----- DATASET EXCERPTS
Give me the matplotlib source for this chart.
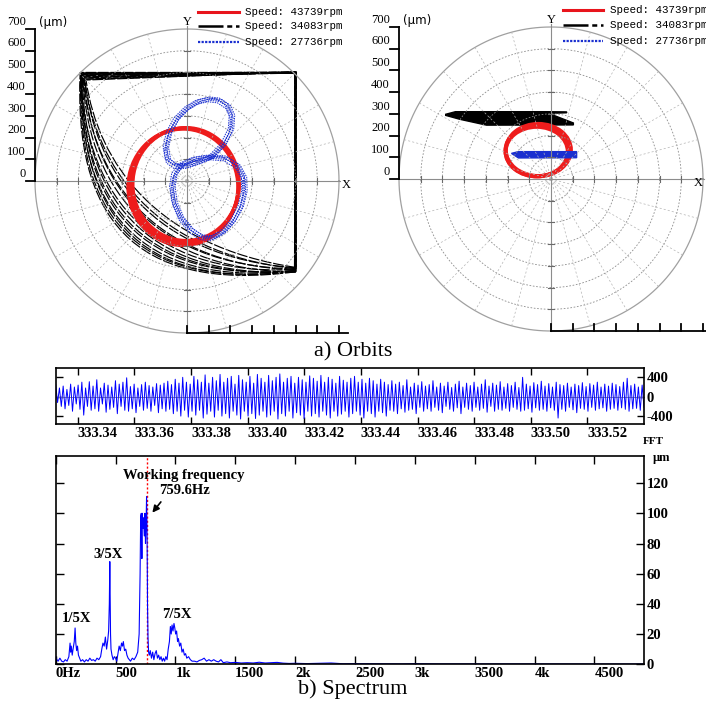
import numpy as np
import matplotlib.pyplot as plt
from matplotlib.path import Path
from matplotlib.patches import PathPatch, Ellipse
from matplotlib.lines import Line2D

plt.rcParams['font.family'] = ['Liberation Serif', 'DejaVu Serif']

# ---------------- data ----------------
# orbit plots (um)
ring_radii = [100, 200, 300, 400, 500, 600, 700]
scale_ticks = [0, 100, 200, 300, 400, 500, 600, 700]
spoke_angles = np.arange(0, 360, 15)
speeds = ['43739', '34083', '27736']

# left orbit, red (43739 rpm): ellipse centre x, y, width, height
red_l_cx = [-12, -5, -18, -10]
red_l_cy = [-21, -15, -28, -22]
red_l_w = [500, 490, 506, 496]
red_l_h = [528, 520, 536, 530]

# left orbit, black (34083 rpm): one cubic per cycle, bottom-right -> top-left
fan_x0 = [-492, -488, -485, -490, -480, -475, -470, -486, -478, -465, -489, -482, -472, -484]
fan_y0 = [500, 495, 490, 485, 480, 492, 470, 498, 475, 465, 488, 478, 468, 494]
fan_c1x = [-520, -505, -490, -470, -460, -450, -430, -500, -445, -410, -512, -475, -420, -495]
fan_c1y = [-150, -100, -60, -20, 10, 30, 60, -120, 40, 80, -130, -40, 70, -80]
fan_c2x = [-260, -240, -230, -210, -200, -190, -170, -250, -180, -140, -255, -220, -160, -235]
fan_c2y = [-520, -500, -470, -440, -410, -390, -350, -510, -380, -300, -515, -455, -330, -480]
fan_x3 = [500, 498, 502, 495, 500, 497, 503, 499, 496, 501, 498, 502, 499, 500]
fan_y3 = [-418, -412, -415, -408, -420, -405, -400, -416, -410, -398, -414, -418, -404, -411]
top_y = [500, 502, 497, 499, 503, 498, 501, 496, 500, 502, 499, 497, 501, 500]
right_x = [500, 497, 502, 499, 503, 496, 500, 498, 501, 504, 497, 500, 503, 499]

# left orbit, blue (27736 rpm): one loop + drift of the repeats
blue_loop_x = [110, 165, 200, 205, 185, 145, 100, 50, 0, -50, -85, -100, -90, -55, 0, 60,
               110, 175, 230, 260, 262, 245, 210, 165, 115, 65, 15, -30, -60, -70, -60, -25,
               30, 80, 110]
blue_loop_y = [110, 165, 235, 300, 345, 372, 377, 365, 335, 285, 220, 150, 95, 70, 70, 90,
               110, 105, 70, 15, -50, -120, -185, -235, -262, -258, -225, -170, -100, -30, 30, 75,
               100, 108, 110]
blue_dx = [-10, 0, 8, 15, -5, 4]
blue_dy = [6, 0, -6, 3, -12, 10]

# right orbit
red_r_cx = [-62, -66, -58]
red_r_cy = [130, 126, 134]
red_r_w = [296, 286, 300]
red_r_h = [236, 228, 240]
black_r_x = [-485, -440, -20, 72, 72, -10, 103, 103, -297, -420, -485]
black_r_y = [298, 310, 310, 309, 305, 302, 258, 249, 248, 275, 293]
blue_r_x = [-182, -150, 118, 118, -150]
blue_r_y = [118, 126, 126, 98, 97]

# time waveform (um), alternating maxima / minima
wave_um = [
    250, -120, 180, -200, 220, -250, 150, -180, 260, -300, 200, -150, 240, -260, 300, -380, 180, -200, 310, -280,
    220, -250, 350, -300, 180, -150, 280, -320, 240, -260, 200, -220, 330, -350, 260, -200, 300, -280, 390, -300,
    210, -250, 260, -330, 180, -200, 250, -280, 300, -240, 230, -300, 200, -180, 270, -330, 240, -250, 280, -300,
    320, -260, 250, -350, 360, -300, 280, -400, 400, -280, 300, -420, 260, -300, 420, -380, 350, -280, 300, -440,
    450, -360, 280, -300, 400, -420, 330, -280, 460, -400, 300, -350, 380, -440, 420, -300, 260, -380, 440, -460,
    350, -300, 300, -400, 420, -350, 280, -450, 460, -380, 380, -300, 300, -420, 440, -380, 330, -300, 400, -460,
    470, -350, 300, -400, 380, -300, 420, -440, 280, -330, 400, -380, 350, -450, 300, -300, 430, -400, 380, -350,
    320, -420, 440, -300, 300, -380, 400, -440, 360, -300, 280, -400, 420, -360, 340, -300, 300, -420, 380, -350,
    420, -300, 300, -380, 360, -440, 280, -300, 380, -350, 330, -420, 260, -300, 360, -330, 300, -400, 250, -280,
    330, -300, 260, -350, 300, -250, 230, -320, 350, -280, 200, -260, 280, -350, 240, -220, 310, -300, 220, -250,
    250, -300, 330, -220, 200, -280, 280, -330, 220, -200, 300, -260, 190, -300, 260, -230, 320, -350, 200, -220,
    280, -260, 230, -300, 300, -220, 200, -280, 260, -240, 350, -320, 220, -200, 280, -300, 240, -260, 310, -280,
    200, -240, 270, -300, 230, -220, 300, -260, 190, -300, 400, -280, 260, -250, 220, -320, 290, -230, 250, -280,
    320, -260, 220, -300, 270, -230, 200, -280, 300, -440, 250, -260, 230, -300, 280, -220, 200, -270, 260, -330,
    230, -240, 290, -260, 210, -300, 270, -220, 240, -280, 300, -250, 200, -230, 260, -300, 220, -260, 280, -240,
    250, -280, 210, -230, 300, -260, 380, -300, 230, -250, 260, -240, 200, -280, 240, -220,
]
wave_start, wave_end = 333.3322, 333.5400
wave_xticks = [333.34, 333.36, 333.38, 333.40, 333.42, 333.44, 333.46, 333.48, 333.50, 333.52]
wave_yticks = [-400, 0, 400]

# spectrum (Hz, um)
spec_f = [0, 10, 20, 35, 50, 65, 80, 95, 110, 120, 125, 130, 138, 145, 155, 162, 168, 175, 182, 190,
          200, 210, 225, 240, 255, 270, 285, 300, 315, 330, 345, 360, 375, 385, 395, 405, 415, 425,
          435, 442, 448, 452, 455, 458, 462, 470, 480, 490, 500, 510, 520, 530, 540, 550, 558, 565,
          575, 585, 595, 605, 615, 625, 640, 655, 670, 685, 697, 705, 710, 715, 720, 724, 729, 734,
          740, 745, 750, 755, 759, 763, 767, 771, 776, 782, 790, 800, 810, 820, 830, 840, 850, 860,
          870, 880, 890, 900, 910, 920, 930, 940, 950, 958, 965, 972, 980, 988, 995, 1002, 1010,
          1018, 1025, 1035, 1045, 1055, 1065, 1075, 1085, 1095, 1110, 1125, 1140, 1160, 1180, 1200,
          1220, 1240, 1260, 1280, 1300, 1320, 1340, 1360, 1380, 1400, 1430, 1460, 1500, 1550, 1600,
          1650, 1700, 1750, 1800, 1850, 1900, 1950, 2000, 2100, 2200, 2300, 2400, 2500, 2700, 2900,
          3000, 3200, 3500, 4000, 4500, 4912]
spec_a = [5, 3, 2, 4, 2, 1.5, 3, 2, 5, 14, 8, 12, 6, 10, 15, 24, 14, 9, 12, 6,
          4, 2, 3, 1.5, 3, 2, 4, 2.5, 3, 2, 4, 3, 5, 10, 14, 12, 18, 10,
          16, 22, 40, 68, 42, 20, 10, 6, 3, 5, 4, 2, 7, 12, 9, 14, 12, 15,
          9, 10, 6, 4, 3, 2, 4, 3, 5, 8, 20, 60, 98, 100, 70, 100, 90, 97,
          85, 100, 80, 92, 111, 90, 40, 18, 8, 6, 9, 4, 8, 3, 7, 9, 4, 6,
          3, 5, 2, 4, 2, 5, 3, 10, 15, 25, 20, 26, 22, 27, 24, 20, 22,
          15, 17, 12, 14, 8, 10, 6, 7, 4, 5, 3, 2, 2, 1.5, 2.5,
          3, 4, 2, 3, 2, 3, 2, 1.5, 3, 1, 1.5, 1, 1.2, 0.8, 1,
          0.8, 1.3, 0.8, 1, 1.2, 0.7, 0.5, 0.6, 0.4, 0.6, 0.8, 0.3, 0.4, 0.3, 0.2,
          0.4, 0.2, 0.2, 0.2, 0.1, 0.1]
spec_xticks = [0, 500, 1000, 1500, 2000, 2500, 3000, 3500, 4000, 4500]
spec_xlabels = ['0Hz', '500', '1k', '1500', '2k', '2500', '3k', '3500', '4k', '4500']
spec_yticks = [0, 20, 40, 60, 80, 100, 120]
work_freq = 759.6

# ---------------- figure ----------------
W = H = 706
fig = plt.figure(figsize=(W / 100, H / 100), dpi=100)
SCALE = 152 / 700  # px per um on the orbit plots
GRID = '#8c8c8c'


def px_axes(x0, y0, x1, y1):
    return fig.add_axes([x0 / W, 1 - y1 / H, (x1 - x0) / W, (y1 - y0) / H])


def orbit_axes(x0, x1, cx, cy):
    ax = px_axes(x0, 0, x1, 345)
    ax.set_xlim((x0 - cx) / SCALE, (x1 - cx) / SCALE)
    ax.set_ylim((cy - 345) / SCALE, cy / SCALE)
    ax.axis('off')
    return ax


def orbit_frame(ax, bottom_end, x_label_at):
    t = np.linspace(0, 2 * np.pi, 400)
    for r in ring_radii[:-1]:
        ax.plot(r * np.cos(t), r * np.sin(t), color=GRID, lw=0.6, ls=(0, (2, 2)))
    ax.plot(700 * np.cos(t), 700 * np.sin(t), color='#a0a0a0', lw=0.9)
    for a in np.radians(spoke_angles):
        ax.plot([0, 700 * np.cos(a)], [0, 700 * np.sin(a)], color='#b4b4b4', lw=0.5, ls=(0, (3, 3)))
    ax.plot([0, 0], [-700, 712], color=GRID, lw=0.8)
    ax.plot([-700, 705], [0, 0], color=GRID, lw=0.8)
    for r in ring_radii[:-1]:
        for s in (-1, 1):
            ax.plot([-14, 14], [s * r, s * r], color='#6a6a6a', lw=0.8)
            ax.plot([s * r, s * r], [-14, 14], color='#6a6a6a', lw=0.8)
    ax.plot([-700, -700], [0, 700], color='k', lw=1.3)
    for v in scale_ticks:
        ax.plot([-740, -700], [v, v], color='k', lw=1.3)
        ax.text(-742, v + 6, str(v), ha='right', va='bottom', fontsize=9)
    ax.text(-682, 728, '(μm)', ha='left', va='center', fontsize=8.5, family=['DejaVu Sans'])
    ax.plot([0, bottom_end], [-700, -700], color='k', lw=1.3)
    for v in scale_ticks:
        ax.plot([v, v], [-700, -668], color='k', lw=1.3)
    ax.text(0, 730, 'Y', ha='center', va='center', fontsize=9)
    ax.text(x_label_at, -20, 'X', ha='left', va='center', fontsize=9)


def orbit_legend(x_line, x_text, rows):
    styles = [dict(color='#e8141c', lw=2.2, ls='-'),
              dict(color='k', lw=1.8, ls=(0, (10, 1.5, 2, 1.5))),
              dict(color='#1a2fd0', lw=1.6, ls=(0, (1, 0.6)))]
    for sp, st, y in zip(speeds, styles, rows):
        fig.add_artist(Line2D([x_line[0] / W, x_line[1] / W], [1 - y / H] * 2, **st))
        fig.text(x_text / W, 1 - y / H, 'Speed: ' + sp + 'rpm', ha='left', va='center',
                 fontsize=7.8, family=['Liberation Mono'])


# left orbit
ax1 = orbit_axes(0, 353, 187, 181)
orbit_frame(ax1, 741, 712)
for i in range(len(fan_x0)):
    verts = [(fan_x3[i], fan_y3[i]), (fan_c2x[i], fan_c2y[i]), (fan_c1x[i], fan_c1y[i]),
             (fan_x0[i], fan_y0[i]), (right_x[i], top_y[i]), (fan_x3[i], fan_y3[i])]
    codes = [Path.MOVETO, Path.CURVE4, Path.CURVE4, Path.CURVE4, Path.LINETO, Path.LINETO]
    ax1.add_patch(PathPatch(Path(verts, codes), fill=False, edgecolor='k', lw=0.85,
                            ls=(0, (9, 1.5))))
for cx, cy, w, h in zip(red_l_cx, red_l_cy, red_l_w, red_l_h):
    ax1.add_patch(Ellipse((cx, cy), w, h, fill=False, edgecolor='#ee1c1c', lw=2.6))
for dx, dy in zip(blue_dx, blue_dy):
    ax1.plot(np.array(blue_loop_x) + dx, np.array(blue_loop_y) + dy, color='#1a2fd0',
             lw=0.7, ls=(0, (1.5, 1)))
orbit_legend((198, 239), 245, (12, 26, 42))

# right orbit
ax2 = orbit_axes(353, 706, 551, 179)
orbit_frame(ax2, 740, 655)
ax2.fill(black_r_x, black_r_y, color='k', lw=1)
for cx, cy, w, h in zip(red_r_cx, red_r_cy, red_r_w, red_r_h):
    ax2.add_patch(Ellipse((cx, cy), w, h, fill=False, edgecolor='#ee1c1c', lw=2.8))
ax2.fill(blue_r_x, blue_r_y, color='#1a2fd0', lw=1)
orbit_legend((563, 603), 610, (10, 25, 41))

fig.text(353 / W, 1 - 352 / H, 'a) Orbits', ha='center', va='center', fontsize=16)

# time waveform
tick_font = dict(fontsize=10.5, fontweight='bold')
ax3 = px_axes(55.7, 368, 644, 424.3)
wave_t = np.linspace(wave_start, wave_end, len(wave_um))
ax3.axhline(0, color='#909090', lw=0.7)
ax3.plot(wave_t, wave_um, color='#0000ff', lw=0.7)
ax3.set_xlim(wave_start, wave_end)
ax3.set_ylim(-569, 592)
ax3.set_xticks(wave_xticks)
ax3.set_xticklabels(['%.2f' % v for v in wave_xticks], ha='left', **tick_font)
ax3.set_yticks(wave_yticks)
ax3.set_yticklabels([str(v) for v in wave_yticks], **tick_font)
ax3.tick_params(direction='in', top=True, right=True, left=True, labelleft=False,
                labelright=True, length=5, width=1, pad=2)

# spectrum
ax4 = px_axes(55.7, 456, 643.7, 664.2)
ax4.axvline(work_freq, color='red', lw=1, ls=(0, (1.5, 1.5)))
ax4.plot(spec_f, spec_a, color='#0000ff', lw=0.8)
ax4.set_xlim(0, 4912)
ax4.set_ylim(0, 138)
ax4.set_xticks(spec_xticks)
ax4.set_xticklabels(spec_xlabels, ha='left', **tick_font)
ax4.set_yticks(spec_yticks)
ax4.set_yticklabels([str(v) for v in spec_yticks], **tick_font)
ax4.tick_params(direction='in', top=True, right=True, left=True, labelleft=False,
                labelright=True, length=6, width=1, pad=2)
ann = dict(fontsize=10.5, fontweight='bold', ha='center', va='center')
ax4.text(1069, 125, 'Working frequency', **ann)
ax4.text(1074, 115, '759.6Hz', **ann)
ax4.text(441, 73, '3/5X', **ann)
ax4.text(178, 30, '1/5X', **ann)
ax4.text(1014, 33, '7/5X', **ann)
ax4.annotate('', xy=(793, 99), xytext=(893, 109),
             arrowprops=dict(arrowstyle='-|>', color='k', lw=1.2, mutation_scale=10))

fig.text(653 / W, 1 - 442 / H, 'FFT', ha='center', va='center', fontsize=8, fontweight='bold')
fig.text(662 / W, 1 - 458 / H, 'μm', ha='center', va='center', fontsize=9, fontweight='bold')
fig.text(353 / W, 1 - 689 / H, 'b) Spectrum', ha='center', va='center', fontsize=16)

for ax in (ax3, ax4):
    for s in ax.spines.values():
        s.set_linewidth(1.2)

fig.savefig('out.png', dpi=100, facecolor='white')
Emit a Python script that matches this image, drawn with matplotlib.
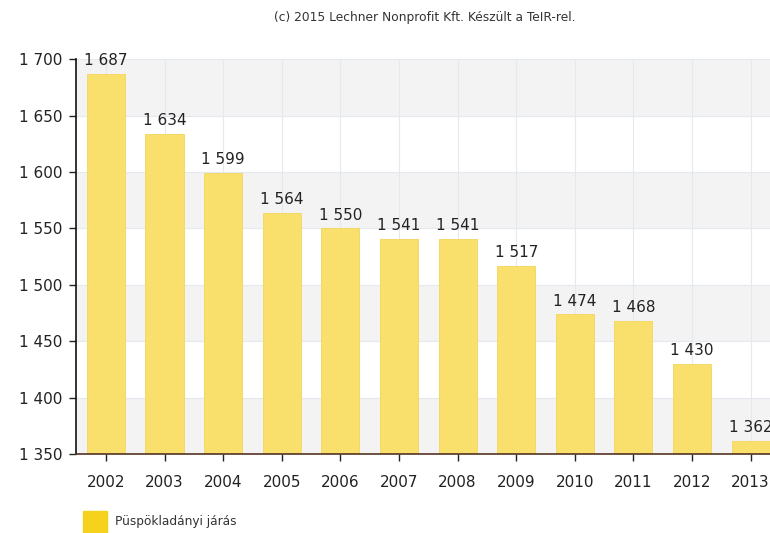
----------
Begin at the first line of the data above and repeat each line exactly, stopping after the line containing "red_l_h = [528, 520, 536, 530]". Omit the pictures.

### [ANSWER BELOW]
Give me the matplotlib source for this chart.
import numpy as np
import matplotlib.pyplot as plt
from matplotlib.path import Path
from matplotlib.patches import PathPatch, Ellipse
from matplotlib.lines import Line2D

plt.rcParams['font.family'] = ['Liberation Serif', 'DejaVu Serif']

# ---------------- data ----------------
# orbit plots (um)
ring_radii = [100, 200, 300, 400, 500, 600, 700]
scale_ticks = [0, 100, 200, 300, 400, 500, 600, 700]
spoke_angles = np.arange(0, 360, 15)
speeds = ['43739', '34083', '27736']

# left orbit, red (43739 rpm): ellipse centre x, y, width, height
red_l_cx = [-12, -5, -18, -10]
red_l_cy = [-21, -15, -28, -22]
red_l_w = [500, 490, 506, 496]
red_l_h = [528, 520, 536, 530]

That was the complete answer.